In Vitro Toxicology Testing: The Barriers to Progression and Adoption
Blog Oct 16, 2017 | By Maureen Bunger, Product Manager for ADME-Tox and Hepatocytes, Lonza
© Lonza, Basel, Switzerland.
Toxicity tests are important to ensure that newly developed substances, such as therapeutic drugs, agricultural chemicals, and food additives, are safe for us to use. The vast majority of information about the potential toxicity of these substances comes from using animal models, but these tend to have significant limitations when translating them to human risk assessment. Although some basic toxicity testing using human cells in vitro is already a conventional method, many toxicologists envision that more sophisticated in vitro analyses using human-based cell models can be both more predictive of human health outcomes, as well as more time and cost-effective.
Although these cell model systems may be able to perform better than current animal models and improve our ability to predict toxicity in humans, there are still many challenges involved in developing them. In this two-part blog series, we explore what these challenges are, and how we can overcome them to encourage further progression and adoption of in vitro toxicity testing.
In vitro assays for toxicity testing
In vitro toxicity analysis involves applying new substances to mammalian cells that have been cultured in either monolayer 2D or biomimetic 3D structures, and monitoring their subsequent biochemical and phenotypic responses to identify one that represents toxic outcomes.
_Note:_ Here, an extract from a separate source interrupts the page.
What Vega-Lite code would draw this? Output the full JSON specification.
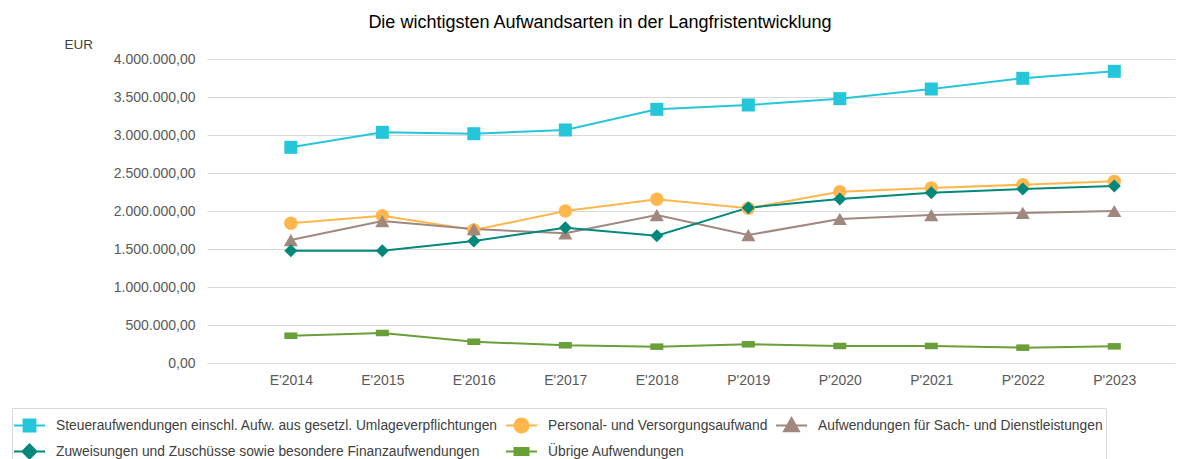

In vitro assays bring a number of technical advantages to the conventional method of testing substances on animal models, as outlined, for example, in the 2007 US National Research Council (NRC) report. These advantages include: the ability to elucidate cellular-response networks and toxicity pathways; the use of concentrations relative to human exposure; and enabling high-throughput studies. In vitro 3D cultures that produce biomimetic models have been widely hailed as an advanced screening method by showing how substances influence in vivo cellular interactions.
However, the technical challenges involved in creating a truly biomimetic cell culture system are still confounded by the simple question: what exactly constitutes a biomimetic model?
The barriers to adoption: 3D liver models as an example
The liver plays a central role in detoxification and, at times, metabolic activation of small molecule substances. As such, developing a biomimetic in vitro model of liver function is a major goal on the path to developing more physiologically relevant toxicity models. However, most of these new advanced in vitro liver models are widely discounted as being far from biomimetic. This is because they often lack the liver’s heterogeneous myriad of hepatocytes, non-parenchymal cells, immune cells and vasculature, as well as the in vivo endocrine communications between the liver and other organs.
Therefore, fully recapitulating all liver functions in vitro is one of the major barriers to widespread adoption of in vitro toxicology testing, and has been widely seen as an unreachable goal due to the liver’s biological complexities. Rather than attempting to develop a fully functional biomimetic in vitro liver model, many have now refocused their efforts on developing multiple models to fit particular purposes. This new approach aims to use many different liver models that each address a particular facet in the whole range of toxicities that manifest in the liver.
A second major barrier to adoption of in vitro toxicity testing is being able to convey a general understanding of how a particular cellular event measured in vitro is then translated to a clinical effect that adversely impacts human health. A new paradigm that aims to resolve this, called the Adverse Outcome Pathway, is a conceptual framework that describes the key events leading from cellular ‘molecular initiating’ events to clinical adverse outcomes. For any particular toxicity outcome in the clinic, there may be many different cellular events at the initiation. Once these pathways are developed and validated, it is likely to be easier to identify which models need to be developed to obtain the appropriate measurements for toxicity predictions.
The field of toxicology as a whole is at a crossroads where current and future technologies are enabling better predictions of toxicity before a substance is released for human consumption or exposure. While a few barriers remain, we are making progress towards overcoming them, from both technical and policy perspectives.